If the CEO, boss, hiring manager, head of human resources, or anyone with a position of power decides to discriminate against someone because they match the description of someone not liked by the aforementioned, than the chances of being hired are none, and regardless of education or experience, the person that is being discriminated against will never stand a chance to work the position they applied for.
The U.S. Equal Employment Opportunity Commission (EEOC) seeks to prevent discrimination from happening and exists to ensure that people have an equal opportunity for a chance at being employed by any company. Though many cases may be filed, a large number of incidents are likely never reported or settled outside with any law enforcing agency.
The major issue is that for the cases that go unreported, with most people who are discriminated against simply ignoring the opportunity for employment at a specific place, they may simply opt to go somewhere else rather than handle or make the situation a big deal. When a case goes unreported and is not followed through, the action of discrimination from the employer continues. There is also another theory: Who would want to work for a company or a boss that discriminates against people?

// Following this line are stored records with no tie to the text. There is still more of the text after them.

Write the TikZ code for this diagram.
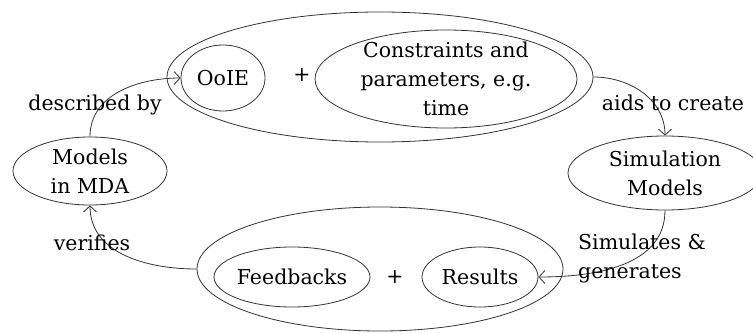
\documentclass[tikz,border=0pt]{standalone}
\usepackage{fontspec}
\setmainfont{DejaVu Serif}
\usepackage{tikz}
\usetikzlibrary{shapes.geometric, arrows.meta, positioning}

\begin{document}
\begin{tikzpicture}[x=1pt, y=1pt,
    oval/.style={ellipse, draw=black!80, line width=0.8pt, inner sep=0pt},
    txt/.style={font=\fontsize{20.5}{29}\selectfont, align=center, inner sep=0pt},
    arrow/.style={-{Straight Barb[length=6pt, width=13pt]}, draw=black!80, line width=0.8pt}
]
    \useasboundingbox (0,0) rectangle (753,333);

    % Top group
    \node[oval, minimum width=426, minimum height=130] (env) at (380,256) {};
    \node[oval, minimum width=84, minimum height=66] (ooie) at (223,255) {};
    \node[txt] at (ooie) {OoIE};
    \node[txt] (plusa) at (302,258) {+};
    \node[oval, minimum width=262, minimum height=98] (cons) at (446,254) {};
    \node[txt] at (cons) {Constraints and\\parameters, e.g.\\time};

    % Side nodes
    \node[oval, minimum width=194, minimum height=74] (sim) at (665,160) {};
    \node[txt] at (sim) {Simulation\\Models};
    \node[oval, minimum width=154, minimum height=68] (mda) at (90,162) {};
    \node[txt] at (mda) {Models\\in MDA};

    % Bottom group
    \node[oval, minimum width=366, minimum height=124] (out) at (380,64) {};
    \node[oval, minimum width=156, minimum height=60] (feed) at (292,56) {};
    \node[txt] at (feed) {Feedbacks};
    \node[txt] (plusb) at (395,56) {+};
    \node[oval, minimum width=116, minimum height=60] (res) at (480,56) {};
    \node[txt] at (res) {Results};

    % Arrows
    \draw[arrow] (mda.north) to[out=90, in=180] (ooie.west);
    \draw[arrow] (env.east) to[out=0, in=90] (sim.north);
    \draw[arrow] (sim.south) to[out=-90, in=0] (res.east);
    \draw[arrow] (out.west) to[out=180, in=-90] (mda.south);

    % Labels
    \node[txt] (ldesc) at (95,228) {described by};
    \node[txt] (laids) at (673,230) {aids to create};
    \node[txt, align=left, anchor=west] (lsim) at (578,75) {Simulates \&\\generates};
    \node[txt] (lver) at (92,90) {verifies};
\end{tikzpicture}
\end{document}
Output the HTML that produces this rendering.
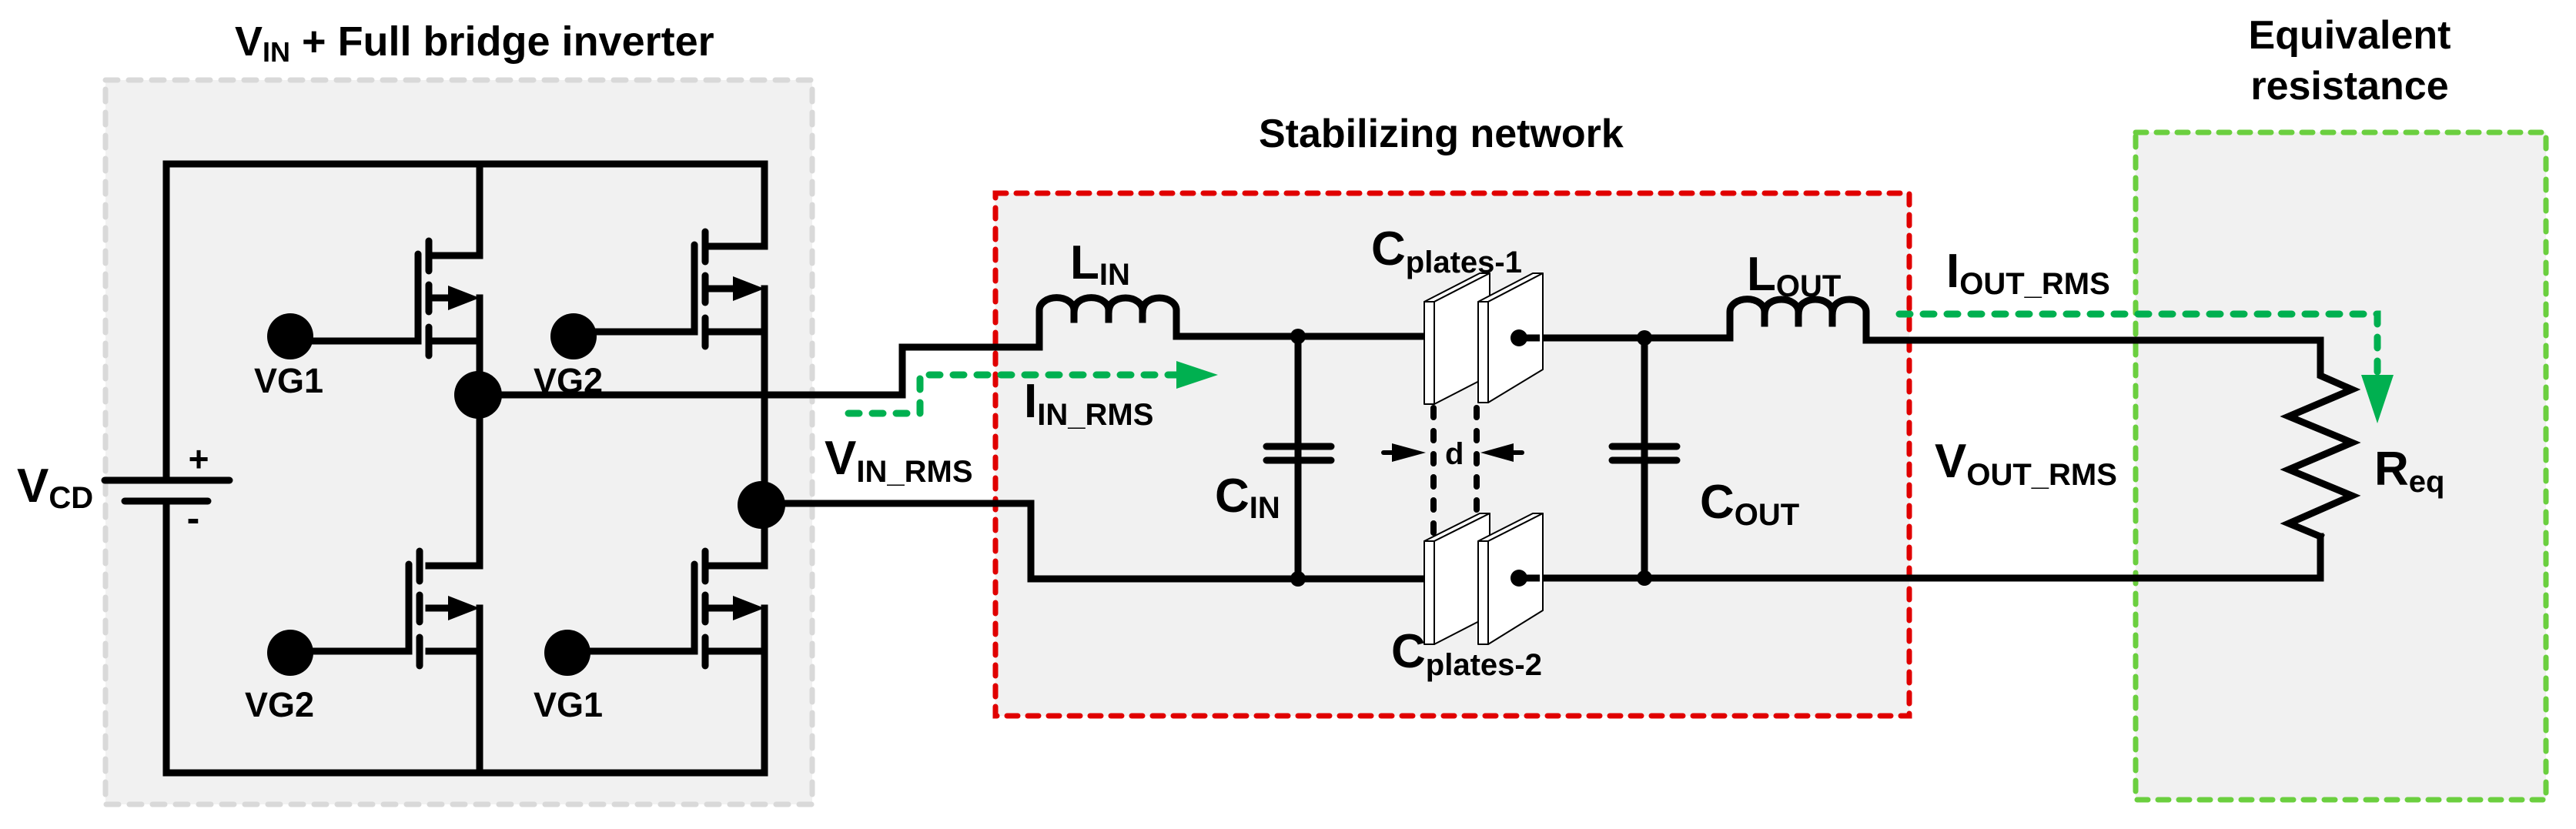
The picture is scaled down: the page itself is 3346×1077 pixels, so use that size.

There are plenty of people who are well qualified for a job, and because of their race, ethnicity, skin color, etc., they may be overlooked immediately. There is another form of discrimination that many people may not know of and that is Name Discrimination. If a person’s name may sound like it is from another race or culture, employers may overlook the name. For example, in this day and age of terrorism, a person with a Middle Eastern name may not get hired simply for having a specific name. Although there are plenty of names that are not associated with race, there are other names that are usually more associated with whites, blacks, Hispanics, Asians, etc.
Depending on how a man or woman carries themselves would most likely change the perspective of the person in charge of the hiring process. A man or woman who does not dress like a professional will not be seen as a professional. What is on the resume may also say a lot about a person, with the name of the person leading to positive or negative thoughts.
Who knew that having a strong name could help you get a job, but the experiment was done by a man named José who applied to jobs for weeks and months without a single response. Upon changing his name to Joe, he began receiving many more responses, which may show that many companies are biased in the hiring process.
Remember: Don’t judge a book by its cover until you have at least gotten to read the first few introduction pages and first few full pages. You may have overlooked one of the hardest and smartest workers simply because of a judgement against their name.